:: Stated task ::
Restate, exactly and without pictures, the lines from the start of the listing below through the line holding "const svg = d3.select('#chart');".

:: Data lines ::
** BEGIN **
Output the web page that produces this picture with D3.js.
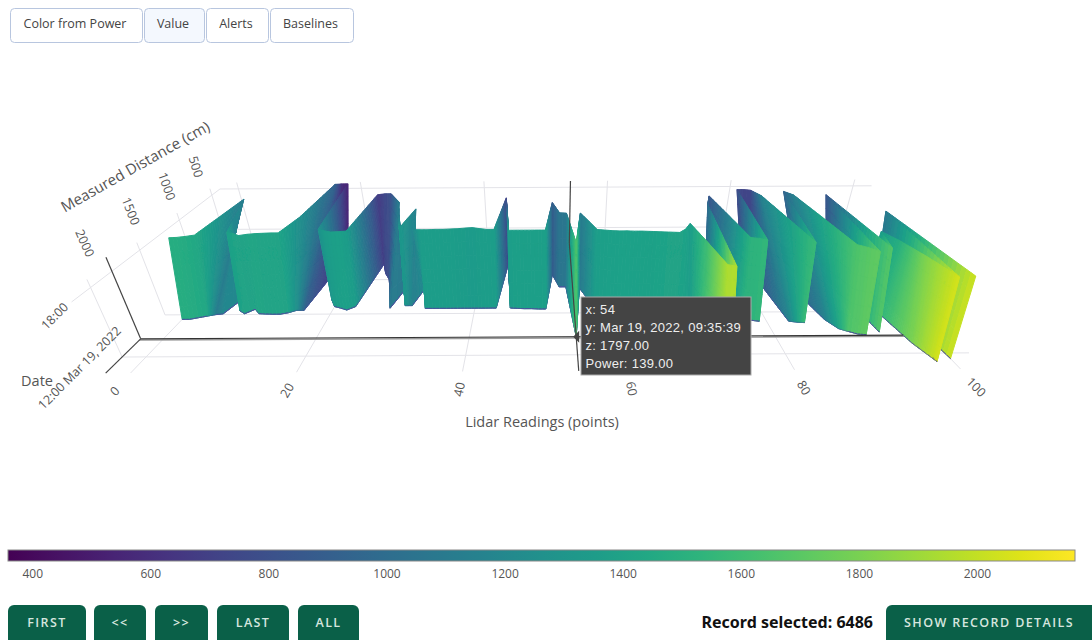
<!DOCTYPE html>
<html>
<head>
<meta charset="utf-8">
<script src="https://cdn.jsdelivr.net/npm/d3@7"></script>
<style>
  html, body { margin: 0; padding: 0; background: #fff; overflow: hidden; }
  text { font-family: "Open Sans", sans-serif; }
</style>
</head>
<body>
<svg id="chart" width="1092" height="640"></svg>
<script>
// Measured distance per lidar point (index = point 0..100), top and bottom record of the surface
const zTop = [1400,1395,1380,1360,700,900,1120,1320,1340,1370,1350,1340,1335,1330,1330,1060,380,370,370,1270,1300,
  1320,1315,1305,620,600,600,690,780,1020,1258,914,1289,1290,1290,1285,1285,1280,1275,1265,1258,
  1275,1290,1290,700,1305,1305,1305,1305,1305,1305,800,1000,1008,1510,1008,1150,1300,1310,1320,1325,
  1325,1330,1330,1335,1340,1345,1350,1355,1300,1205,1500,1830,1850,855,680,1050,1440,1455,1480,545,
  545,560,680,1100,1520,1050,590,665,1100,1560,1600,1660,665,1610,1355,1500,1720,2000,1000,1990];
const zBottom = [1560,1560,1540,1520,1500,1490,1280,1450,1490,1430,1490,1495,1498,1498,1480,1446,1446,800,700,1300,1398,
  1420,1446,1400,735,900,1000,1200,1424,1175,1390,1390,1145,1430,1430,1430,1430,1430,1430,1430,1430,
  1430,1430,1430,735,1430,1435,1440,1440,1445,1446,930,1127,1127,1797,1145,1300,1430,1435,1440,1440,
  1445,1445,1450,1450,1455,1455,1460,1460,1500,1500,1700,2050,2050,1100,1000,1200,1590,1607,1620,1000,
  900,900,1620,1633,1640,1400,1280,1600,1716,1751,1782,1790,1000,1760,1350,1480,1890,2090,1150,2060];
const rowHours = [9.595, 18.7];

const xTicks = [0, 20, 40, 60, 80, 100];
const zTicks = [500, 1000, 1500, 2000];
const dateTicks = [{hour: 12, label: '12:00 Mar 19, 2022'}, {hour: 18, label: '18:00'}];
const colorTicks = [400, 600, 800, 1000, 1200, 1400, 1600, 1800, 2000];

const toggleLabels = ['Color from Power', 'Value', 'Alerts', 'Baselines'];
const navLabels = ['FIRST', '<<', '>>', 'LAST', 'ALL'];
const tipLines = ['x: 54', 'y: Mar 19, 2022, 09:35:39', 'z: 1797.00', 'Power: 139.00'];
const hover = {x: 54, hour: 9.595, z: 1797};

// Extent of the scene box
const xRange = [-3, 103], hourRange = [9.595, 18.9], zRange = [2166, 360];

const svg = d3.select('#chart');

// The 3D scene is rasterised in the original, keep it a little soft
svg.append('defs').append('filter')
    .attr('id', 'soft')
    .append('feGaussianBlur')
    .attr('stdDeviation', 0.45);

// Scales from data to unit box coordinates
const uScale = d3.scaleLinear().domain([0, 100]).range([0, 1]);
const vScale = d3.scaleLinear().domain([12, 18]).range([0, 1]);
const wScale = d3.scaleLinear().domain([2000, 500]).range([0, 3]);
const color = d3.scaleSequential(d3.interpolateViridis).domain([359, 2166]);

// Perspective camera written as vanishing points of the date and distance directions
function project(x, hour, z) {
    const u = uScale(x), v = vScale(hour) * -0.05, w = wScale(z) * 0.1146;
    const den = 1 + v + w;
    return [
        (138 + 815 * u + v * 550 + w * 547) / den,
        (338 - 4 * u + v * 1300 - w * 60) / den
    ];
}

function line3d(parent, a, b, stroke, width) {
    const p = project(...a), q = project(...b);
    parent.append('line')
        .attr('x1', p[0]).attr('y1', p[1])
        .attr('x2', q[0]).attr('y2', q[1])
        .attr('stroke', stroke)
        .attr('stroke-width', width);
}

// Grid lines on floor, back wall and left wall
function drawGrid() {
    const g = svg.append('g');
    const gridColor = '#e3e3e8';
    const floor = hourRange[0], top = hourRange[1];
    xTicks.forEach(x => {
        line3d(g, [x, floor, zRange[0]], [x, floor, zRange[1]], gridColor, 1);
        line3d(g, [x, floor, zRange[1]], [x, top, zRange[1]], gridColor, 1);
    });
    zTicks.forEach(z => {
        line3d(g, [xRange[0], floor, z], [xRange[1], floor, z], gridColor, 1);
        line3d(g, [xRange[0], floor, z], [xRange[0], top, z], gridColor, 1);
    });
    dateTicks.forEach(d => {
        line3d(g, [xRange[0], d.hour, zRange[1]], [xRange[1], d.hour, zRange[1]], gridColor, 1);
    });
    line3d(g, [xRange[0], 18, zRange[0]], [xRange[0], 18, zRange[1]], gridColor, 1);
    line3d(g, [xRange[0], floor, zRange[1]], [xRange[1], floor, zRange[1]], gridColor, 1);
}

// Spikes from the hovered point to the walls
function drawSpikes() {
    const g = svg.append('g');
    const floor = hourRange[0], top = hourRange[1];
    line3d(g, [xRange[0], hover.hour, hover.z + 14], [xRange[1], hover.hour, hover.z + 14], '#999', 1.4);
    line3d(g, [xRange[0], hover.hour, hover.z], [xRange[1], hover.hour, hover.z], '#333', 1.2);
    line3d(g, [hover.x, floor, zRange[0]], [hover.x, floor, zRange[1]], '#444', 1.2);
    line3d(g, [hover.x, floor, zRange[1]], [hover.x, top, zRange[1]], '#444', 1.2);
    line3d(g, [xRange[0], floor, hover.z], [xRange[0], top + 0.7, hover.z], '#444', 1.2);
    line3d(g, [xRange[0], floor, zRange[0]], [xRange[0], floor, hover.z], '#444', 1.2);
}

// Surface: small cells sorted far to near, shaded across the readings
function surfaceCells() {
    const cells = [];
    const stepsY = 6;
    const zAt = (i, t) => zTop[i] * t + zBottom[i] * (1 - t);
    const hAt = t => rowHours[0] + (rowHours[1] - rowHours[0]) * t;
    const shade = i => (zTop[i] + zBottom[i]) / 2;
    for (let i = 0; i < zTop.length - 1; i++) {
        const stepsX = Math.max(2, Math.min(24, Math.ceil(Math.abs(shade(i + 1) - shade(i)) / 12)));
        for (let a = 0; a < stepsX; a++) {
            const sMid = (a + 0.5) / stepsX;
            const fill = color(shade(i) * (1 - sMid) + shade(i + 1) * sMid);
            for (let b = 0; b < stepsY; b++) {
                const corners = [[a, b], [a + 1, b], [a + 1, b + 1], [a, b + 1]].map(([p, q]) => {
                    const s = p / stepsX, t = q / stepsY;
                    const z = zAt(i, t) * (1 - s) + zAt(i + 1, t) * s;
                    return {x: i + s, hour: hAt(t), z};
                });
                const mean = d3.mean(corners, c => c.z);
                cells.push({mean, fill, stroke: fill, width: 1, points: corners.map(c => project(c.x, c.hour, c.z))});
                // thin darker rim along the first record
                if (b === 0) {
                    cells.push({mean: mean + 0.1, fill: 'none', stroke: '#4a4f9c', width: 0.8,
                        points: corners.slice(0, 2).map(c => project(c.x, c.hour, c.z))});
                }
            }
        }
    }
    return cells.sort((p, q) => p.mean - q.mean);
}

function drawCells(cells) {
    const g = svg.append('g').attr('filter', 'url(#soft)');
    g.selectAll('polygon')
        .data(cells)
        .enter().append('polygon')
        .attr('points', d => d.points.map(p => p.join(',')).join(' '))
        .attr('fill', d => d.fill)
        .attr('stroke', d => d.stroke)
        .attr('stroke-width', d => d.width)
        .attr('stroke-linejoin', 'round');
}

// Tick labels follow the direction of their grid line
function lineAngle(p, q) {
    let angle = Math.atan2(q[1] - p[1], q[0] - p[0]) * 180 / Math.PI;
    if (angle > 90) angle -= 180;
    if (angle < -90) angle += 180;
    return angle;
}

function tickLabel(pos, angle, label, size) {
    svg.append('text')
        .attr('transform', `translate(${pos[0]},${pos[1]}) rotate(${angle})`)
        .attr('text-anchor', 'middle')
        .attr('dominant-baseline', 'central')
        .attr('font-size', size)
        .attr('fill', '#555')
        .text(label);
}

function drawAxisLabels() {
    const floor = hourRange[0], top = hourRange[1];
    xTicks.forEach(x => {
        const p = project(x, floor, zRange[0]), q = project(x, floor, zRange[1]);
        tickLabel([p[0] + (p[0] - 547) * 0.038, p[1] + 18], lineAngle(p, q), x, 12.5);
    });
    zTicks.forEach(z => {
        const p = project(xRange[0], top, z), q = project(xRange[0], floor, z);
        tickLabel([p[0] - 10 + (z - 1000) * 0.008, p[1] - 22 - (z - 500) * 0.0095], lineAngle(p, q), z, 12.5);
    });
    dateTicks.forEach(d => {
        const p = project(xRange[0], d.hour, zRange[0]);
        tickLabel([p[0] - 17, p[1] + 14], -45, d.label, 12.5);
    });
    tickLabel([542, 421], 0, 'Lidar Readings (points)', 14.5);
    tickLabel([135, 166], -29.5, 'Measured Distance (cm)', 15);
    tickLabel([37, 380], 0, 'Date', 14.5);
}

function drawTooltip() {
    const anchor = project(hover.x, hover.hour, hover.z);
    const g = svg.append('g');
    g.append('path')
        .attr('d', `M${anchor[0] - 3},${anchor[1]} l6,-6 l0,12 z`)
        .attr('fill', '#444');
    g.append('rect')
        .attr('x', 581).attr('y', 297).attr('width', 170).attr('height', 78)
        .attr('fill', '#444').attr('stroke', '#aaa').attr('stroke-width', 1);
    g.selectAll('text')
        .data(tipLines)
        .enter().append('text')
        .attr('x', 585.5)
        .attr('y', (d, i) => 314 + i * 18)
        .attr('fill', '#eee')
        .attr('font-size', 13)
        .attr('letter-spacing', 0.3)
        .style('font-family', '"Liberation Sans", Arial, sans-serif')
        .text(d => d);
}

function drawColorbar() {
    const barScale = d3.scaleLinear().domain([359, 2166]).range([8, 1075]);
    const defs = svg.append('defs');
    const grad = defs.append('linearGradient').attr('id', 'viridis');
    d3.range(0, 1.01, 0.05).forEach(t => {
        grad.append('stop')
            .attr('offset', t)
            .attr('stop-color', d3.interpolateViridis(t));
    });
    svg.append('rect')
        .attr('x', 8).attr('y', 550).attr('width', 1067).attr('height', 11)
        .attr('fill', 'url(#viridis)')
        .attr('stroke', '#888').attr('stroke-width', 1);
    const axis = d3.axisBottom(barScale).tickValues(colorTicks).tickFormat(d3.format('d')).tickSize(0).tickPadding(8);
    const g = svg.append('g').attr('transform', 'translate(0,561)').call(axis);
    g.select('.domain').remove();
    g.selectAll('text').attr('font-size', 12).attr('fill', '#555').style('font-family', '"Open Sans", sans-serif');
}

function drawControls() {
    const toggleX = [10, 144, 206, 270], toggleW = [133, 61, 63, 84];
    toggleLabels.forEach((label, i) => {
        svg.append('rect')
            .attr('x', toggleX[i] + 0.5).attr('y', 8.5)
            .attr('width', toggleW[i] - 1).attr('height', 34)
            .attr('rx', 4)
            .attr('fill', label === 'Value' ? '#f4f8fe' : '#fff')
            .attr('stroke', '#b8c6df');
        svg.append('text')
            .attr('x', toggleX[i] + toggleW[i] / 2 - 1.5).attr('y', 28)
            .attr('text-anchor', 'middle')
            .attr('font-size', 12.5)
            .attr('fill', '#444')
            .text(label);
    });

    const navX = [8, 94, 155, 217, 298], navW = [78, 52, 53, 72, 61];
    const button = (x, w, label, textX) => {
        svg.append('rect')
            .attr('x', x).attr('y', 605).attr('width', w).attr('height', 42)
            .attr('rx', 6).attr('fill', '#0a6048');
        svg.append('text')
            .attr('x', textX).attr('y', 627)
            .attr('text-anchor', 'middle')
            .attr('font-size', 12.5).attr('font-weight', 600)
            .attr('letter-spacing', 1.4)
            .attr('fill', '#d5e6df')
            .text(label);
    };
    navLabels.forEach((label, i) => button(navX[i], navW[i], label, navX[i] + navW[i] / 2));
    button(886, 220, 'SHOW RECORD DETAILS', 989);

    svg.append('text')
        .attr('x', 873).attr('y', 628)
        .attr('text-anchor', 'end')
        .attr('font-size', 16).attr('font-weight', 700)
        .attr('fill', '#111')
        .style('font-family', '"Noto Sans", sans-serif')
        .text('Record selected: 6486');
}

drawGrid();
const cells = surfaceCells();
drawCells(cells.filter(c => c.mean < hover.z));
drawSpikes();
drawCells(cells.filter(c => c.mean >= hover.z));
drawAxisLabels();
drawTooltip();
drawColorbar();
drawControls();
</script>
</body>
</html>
** END **
:: Full answer ::
Output the web page that produces this picture with D3.js.
<!DOCTYPE html>
<html>
<head>
<meta charset="utf-8">
<script src="https://cdn.jsdelivr.net/npm/d3@7"></script>
<style>
  html, body { margin: 0; padding: 0; background: #fff; overflow: hidden; }
  text { font-family: "Open Sans", sans-serif; }
</style>
</head>
<body>
<svg id="chart" width="1092" height="640"></svg>
<script>
// Measured distance per lidar point (index = point 0..100), top and bottom record of the surface
const zTop = [1400,1395,1380,1360,700,900,1120,1320,1340,1370,1350,1340,1335,1330,1330,1060,380,370,370,1270,1300,
  1320,1315,1305,620,600,600,690,780,1020,1258,914,1289,1290,1290,1285,1285,1280,1275,1265,1258,
  1275,1290,1290,700,1305,1305,1305,1305,1305,1305,800,1000,1008,1510,1008,1150,1300,1310,1320,1325,
  1325,1330,1330,1335,1340,1345,1350,1355,1300,1205,1500,1830,1850,855,680,1050,1440,1455,1480,545,
  545,560,680,1100,1520,1050,590,665,1100,1560,1600,1660,665,1610,1355,1500,1720,2000,1000,1990];
const zBottom = [1560,1560,1540,1520,1500,1490,1280,1450,1490,1430,1490,1495,1498,1498,1480,1446,1446,800,700,1300,1398,
  1420,1446,1400,735,900,1000,1200,1424,1175,1390,1390,1145,1430,1430,1430,1430,1430,1430,1430,1430,
  1430,1430,1430,735,1430,1435,1440,1440,1445,1446,930,1127,1127,1797,1145,1300,1430,1435,1440,1440,
  1445,1445,1450,1450,1455,1455,1460,1460,1500,1500,1700,2050,2050,1100,1000,1200,1590,1607,1620,1000,
  900,900,1620,1633,1640,1400,1280,1600,1716,1751,1782,1790,1000,1760,1350,1480,1890,2090,1150,2060];
const rowHours = [9.595, 18.7];

const xTicks = [0, 20, 40, 60, 80, 100];
const zTicks = [500, 1000, 1500, 2000];
const dateTicks = [{hour: 12, label: '12:00 Mar 19, 2022'}, {hour: 18, label: '18:00'}];
const colorTicks = [400, 600, 800, 1000, 1200, 1400, 1600, 1800, 2000];

const toggleLabels = ['Color from Power', 'Value', 'Alerts', 'Baselines'];
const navLabels = ['FIRST', '<<', '>>', 'LAST', 'ALL'];
const tipLines = ['x: 54', 'y: Mar 19, 2022, 09:35:39', 'z: 1797.00', 'Power: 139.00'];
const hover = {x: 54, hour: 9.595, z: 1797};

// Extent of the scene box
const xRange = [-3, 103], hourRange = [9.595, 18.9], zRange = [2166, 360];

const svg = d3.select('#chart');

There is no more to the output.